Il garde les yeux rivés au sol quand il évoque son projet de devenir livreur. « C’est de la livraison de stupéfiants ? », le pique la directrice de l’UDV, Marine Denarnaud. Moussa soupire: « Non, c’est légal ».

– Et votre consommation ?

– Si je dois arrêter, il faut quelque chose pour m’occuper. Je pourrais peut-être faire deux heures de promenade plutôt qu’une ? Je pète un câble en cellule, je ne pense qu’à fumer. J’ai déjà essayé de réduire de 30 à 20 joints par jour…

– « Merci pour vos mots » –

Comme la loi l’impose, une assesseure et citoyenne lambda assiste à la commission, pour garantir la transparence de ses décisions.

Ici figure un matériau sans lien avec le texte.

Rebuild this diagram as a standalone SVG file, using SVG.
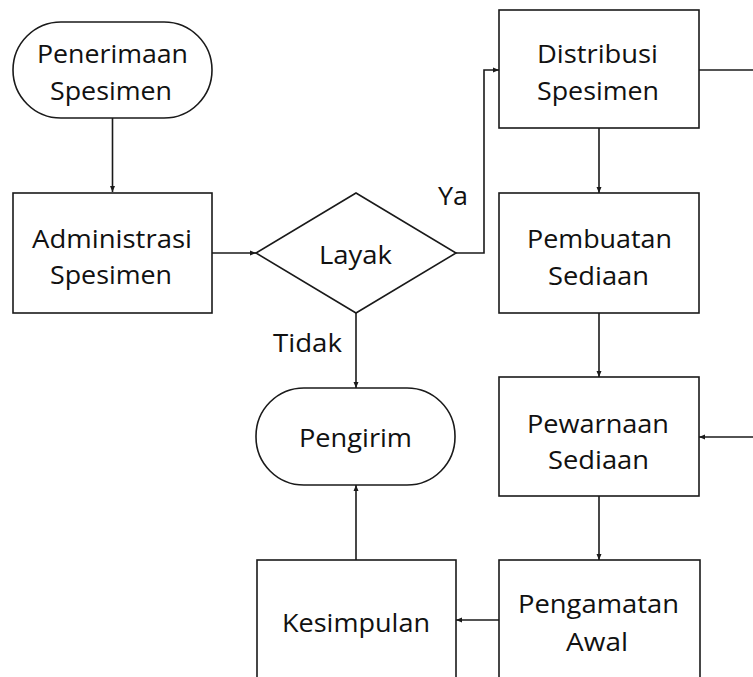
<svg xmlns="http://www.w3.org/2000/svg" width="753" height="677" viewBox="0 0 753 677">
  <style>
    .shape { fill: #ffffff; stroke: #1a1a1a; stroke-width: 1.6; }
    .edge { fill: none; stroke: #1a1a1a; stroke-width: 1.6; }
    .label { font-family: "Open Sans", "Noto Sans", sans-serif; font-size: 25px; fill: #111111; text-anchor: middle; }
  </style>
  <defs>
    <marker id="arrow" viewBox="0 0 6 6" refX="6" refY="3" markerWidth="6" markerHeight="6" markerUnits="userSpaceOnUse" orient="auto">
      <path d="M0,0.5 L6,3 L0,5.5 Z" fill="#1a1a1a"/>
    </marker>
  </defs>

  <rect width="753" height="677" fill="#ffffff"/>

  <!-- connectors -->
  <g id="connectors">
    <path class="edge" d="M112.5,118 V192" marker-end="url(#arrow)"/>
    <path class="edge" d="M212,253 H256" marker-end="url(#arrow)"/>
    <path class="edge" d="M456,253 H484 V70 H499" marker-end="url(#arrow)"/>
    <path class="edge" d="M356,313 V388" marker-end="url(#arrow)"/>
    <path class="edge" d="M699,70 H753"/>
    <path class="edge" d="M599,128 V193" marker-end="url(#arrow)"/>
    <path class="edge" d="M599,313 V377" marker-end="url(#arrow)"/>
    <path class="edge" d="M753,437 H699" marker-end="url(#arrow)"/>
    <path class="edge" d="M599,496 V560" marker-end="url(#arrow)"/>
    <path class="edge" d="M499,620 H456" marker-end="url(#arrow)"/>
    <path class="edge" d="M356,560 V485" marker-end="url(#arrow)"/>
    <text class="label" x="453" y="205" textLength="30" lengthAdjust="spacingAndGlyphs">Ya</text>
    <text class="label" x="307.5" y="352" textLength="69" lengthAdjust="spacingAndGlyphs">Tidak</text>
  </g>

  <g id="penerimaan-spesimen">
    <rect class="shape" x="13" y="22" width="199" height="96" rx="48" ry="48"/>
    <text class="label" x="112.5" y="63" textLength="151" lengthAdjust="spacingAndGlyphs">Penerimaan</text>
    <text class="label" x="111" y="100" textLength="122" lengthAdjust="spacingAndGlyphs">Spesimen</text>
  </g>

  <g id="administrasi-spesimen">
    <rect class="shape" x="13" y="193" width="199" height="120"/>
    <text class="label" x="112" y="248" textLength="160" lengthAdjust="spacingAndGlyphs">Administrasi</text>
    <text class="label" x="111" y="284" textLength="122" lengthAdjust="spacingAndGlyphs">Spesimen</text>
  </g>

  <g id="layak">
    <polygon class="shape" points="356,193 456,253 356,313 256,253"/>
    <text class="label" x="355.5" y="264" textLength="73" lengthAdjust="spacingAndGlyphs">Layak</text>
  </g>

  <g id="pengirim">
    <rect class="shape" x="256" y="388" width="199" height="97" rx="48" ry="48"/>
    <text class="label" x="355.5" y="447" textLength="113" lengthAdjust="spacingAndGlyphs">Pengirim</text>
  </g>

  <g id="distribusi-spesimen">
    <rect class="shape" x="499" y="10" width="200" height="118"/>
    <text class="label" x="597.5" y="63" textLength="121" lengthAdjust="spacingAndGlyphs">Distribusi</text>
    <text class="label" x="598" y="100" textLength="122" lengthAdjust="spacingAndGlyphs">Spesimen</text>
  </g>

  <g id="pembuatan-sediaan">
    <rect class="shape" x="499" y="193" width="200" height="120"/>
    <text class="label" x="599.5" y="248" textLength="145" lengthAdjust="spacingAndGlyphs">Pembuatan</text>
    <text class="label" x="598.5" y="285" textLength="101" lengthAdjust="spacingAndGlyphs">Sediaan</text>
  </g>

  <g id="pewarnaan-sediaan">
    <rect class="shape" x="499" y="377" width="200" height="119"/>
    <text class="label" x="598" y="433" textLength="142" lengthAdjust="spacingAndGlyphs">Pewarnaan</text>
    <text class="label" x="598.5" y="469" textLength="101" lengthAdjust="spacingAndGlyphs">Sediaan</text>
  </g>

  <g id="pengamatan-awal">
    <rect class="shape" x="499" y="560" width="201" height="130"/>
    <text class="label" x="598.5" y="613" textLength="161" lengthAdjust="spacingAndGlyphs">Pengamatan</text>
    <text class="label" x="597" y="651" textLength="62" lengthAdjust="spacingAndGlyphs">Awal</text>
  </g>

  <g id="kesimpulan">
    <rect class="shape" x="257" y="560" width="199" height="130"/>
    <text class="label" x="356" y="632" textLength="148" lengthAdjust="spacingAndGlyphs">Kesimpulan</text>
  </g>
</svg>
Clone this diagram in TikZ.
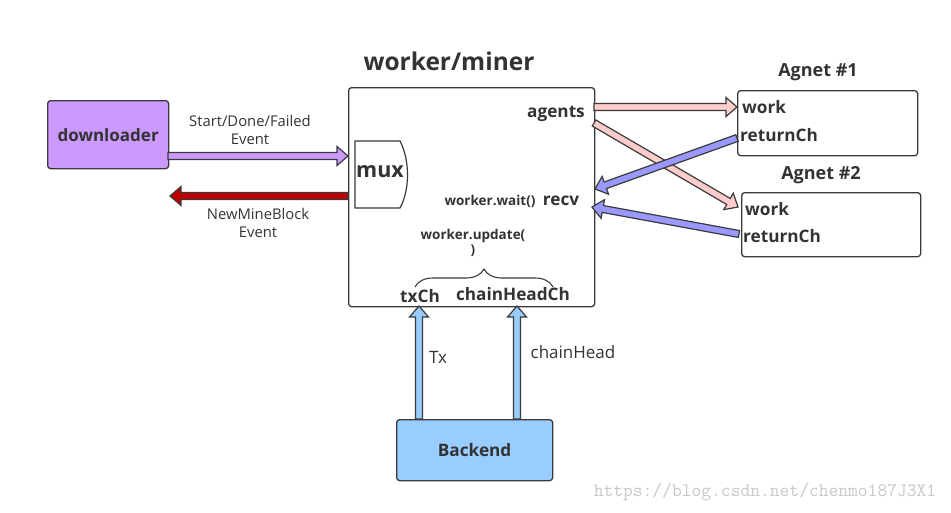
\documentclass[tikz,border=0pt]{standalone}
\usepackage{fontspec}
\setmainfont{Open Sans}
\usetikzlibrary{positioning,calc,decorations.pathreplacing}

\definecolor{txt}{HTML}{333333}
\definecolor{edge}{HTML}{3A3A3A}
\definecolor{dlpurple}{HTML}{CC99FF}
\definecolor{bkblue}{HTML}{99CCFF}
\definecolor{workpink}{HTML}{FFCCCC}
\definecolor{retblue}{HTML}{9999FF}
\definecolor{minered}{HTML}{C00000}

\tikzset{
  box/.style={draw=edge, line width=1.3pt, rounded corners=3pt, anchor=north west, inner sep=0pt},
  lbl/.style={font=\bfseries\fontsize{17.2}{20}\selectfont, text=txt, inner sep=0pt},
  smalllbl/.style={font=\bfseries\fontsize{13.5}{16}\selectfont, text=txt, inner sep=0pt},
  plain/.style={font=\fontsize{14.8}{18}\selectfont, text=txt, align=center, inner sep=0pt},
  fatarrow/.style={draw=edge, line width=1.2pt, fill=#1, to path={
    ($(\tikztostart)!3.5pt!90:(\tikztotarget)$)
    -- ($($(\tikztotarget)!11pt!(\tikztostart)$)!3.5pt!90:(\tikztotarget)$)
    -- ($($(\tikztotarget)!11pt!(\tikztostart)$)!9.5pt!90:(\tikztotarget)$)
    -- (\tikztotarget)
    -- ($($(\tikztotarget)!11pt!(\tikztostart)$)!9.5pt!-90:(\tikztotarget)$)
    -- ($($(\tikztotarget)!11pt!(\tikztostart)$)!3.5pt!-90:(\tikztotarget)$)
    -- ($(\tikztostart)!3.5pt!-90:(\tikztotarget)$)
    -- cycle}}
}

\begin{document}
\begin{tikzpicture}[x=1pt, y=-1pt]
    \useasboundingbox (0,0) rectangle (951,512);

    % worker/miner
    \node[font=\bfseries\fontsize{24.5}{28}\selectfont, text=txt] (minertitle) at (449,61) {worker/miner};
    \node[box, minimum width=246pt, minimum height=219pt] (miner) at (348,87) {};
    \draw[draw=edge, line width=1.2pt, fill=white] (355,141) -- (400,141)
        .. controls (410,160) and (410,190) .. (400,208) -- (355,208) -- cycle;
    \node[font=\bfseries\fontsize{21.5}{25}\selectfont, text=txt, inner sep=0pt] (mux) at (380,172) {mux};
    \node[lbl] (agents) at (556,114) {agents};
    \node[smalllbl] (wait) at (490,201) {worker.wait()};
    \node[lbl] (recv) at (561,201) {recv};
    \node[smalllbl] (update) at (473,236) {worker.update(};
    \node[smalllbl, below=2pt of update] (paren) {)};
    \draw[draw=edge, line width=1.1pt, decorate, decoration={brace, amplitude=18pt}] (415,287) -- (553,287);
    \node[lbl] (txch) at (420,296) {txCh};
    \node[lbl] (headch) at (513,294) {chainHeadCh};

    % downloader
    \node[box, fill=dlpurple, minimum width=121pt, minimum height=68pt] (dl) at (47,100) {};
    \node[font=\bfseries\fontsize{17}{20}\selectfont, text=txt] at (dl.center) {downloader};
    \coordinate (dlout) at (168,156);
    \coordinate (muxin) at (348,156);
    \draw[fatarrow=dlpurple] (dlout) to (muxin);
    \node[plain] (evt) at (250,130) {Start/Done/Failed\\Event};
    \coordinate (mineout) at (348,196);
    \coordinate (minetip) at (170,196);
    \draw[fatarrow=minered] (mineout) to (minetip);
    \node[plain] (newblock) at (258,223) {NewMineBlock\\Event};

    % agents
    \node[box, minimum width=180pt, minimum height=65pt] (agent1) at (737,90) {};
    \node[box, minimum width=179pt, minimum height=64pt] (agent2) at (741,192) {};
    \node[lbl, font=\bfseries\fontsize{18}{21}\selectfont] at (818,72) {Agnet \#1};
    \node[lbl, font=\bfseries\fontsize{18}{21}\selectfont] at (821,175) {Agnet \#2};
    \node[lbl, anchor=west] (work1) at (742,107) {work};
    \node[lbl, anchor=west] (ret1) at (740,135) {returnCh};
    \node[lbl, anchor=west] (work2) at (745,209) {work};
    \node[lbl, anchor=west] (ret2) at (743,236) {returnCh};

    \coordinate (ag1) at (594,107);
    \coordinate (ag2) at (594,123);
    \coordinate (w1in) at (737,107);
    \coordinate (w2in) at (738,207);
    \coordinate (r1out) at (737,138);
    \coordinate (r2out) at (739,234);
    \coordinate (recv1) at (595,189);
    \coordinate (recv2) at (592,207);
    \draw[fatarrow=workpink] (ag1) to (w1in);
    \draw[fatarrow=workpink] (ag2) to (w2in);
    \draw[fatarrow=retblue] (r1out) to (recv1);
    \draw[fatarrow=retblue] (r2out) to (recv2);

    % Backend
    \node[box, fill=bkblue, minimum width=156pt, minimum height=61pt] (backend) at (396,419) {};
    \node[lbl] at (backend.center) {Backend};
    \coordinate (txout) at (419,419);
    \coordinate (txin) at (419,306);
    \coordinate (headout) at (517,419);
    \coordinate (headin) at (517,306);
    \draw[fatarrow=bkblue] (txout) to (txin);
    \draw[fatarrow=bkblue] (headout) to (headin);
    \node[plain, font=\fontsize{17}{20}\selectfont] (tx) at (438,357) {Tx};
    \node[plain, font=\fontsize{17}{20}\selectfont] (head) at (573,352) {chainHead};

    \node[font=\ttfamily\fontsize{19}{22}\selectfont, text=black!22] (url) at (765,492) {https://blog.csdn.net/chenmo187J3X1};
\end{tikzpicture}
\end{document}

« Quand vous sortirez, votre travail de livreur ne va pas durer longtemps si vous fumez », fait-elle remarquer à Moussa. « La prison, ce n’est pas la vraie vie. Décidez de ce que vous voulez faire de votre vie ».

Ses paroles renversent Moussa. Il pose ses grands yeux en amande sur l’assesseure, coi. Puis bafouille. « Désolé. Je ne m’attendais pas à ce qu’on me parle de cette manière. Je pensais être renvoyé direct au QD ».

« Vous me dites qu’il faut voir positif, mais je vois pas comment aller bien, rien ne m’est arrivé de bien depuis longtemps », ajoute-t-il. « Merci pour vos mots. »

La commission le sanctionne de cinq jours de travail d’intérêt général: nettoyer les cours de promenade de l’UDV. Moussa exulte, il a évité le mitard. « Je vais la faire avec plaisir votre sanction ! »

Trois mois plus tard, Moussa n’a pas causé de nouvel incident à l’UDV.

Il avoue « kiffer » ses occupations: radio, débats sur le thème de la violence… Même s’il assure qu’aucune ne l’a aidé. « Tout le travail que j’ai fait sur la violence, je le dois à moi-même ».

Celui qui estimait ne « pas être violent » quand l’AFP l’a rencontré reconnaît désormais « pouvoir » l’être, « comme tout être humain ». Et il exprime des regrets. « Quand j’ai volé avec des manières fortes, j’aurais préféré, si j’avais pu, éviter ces manières-là ».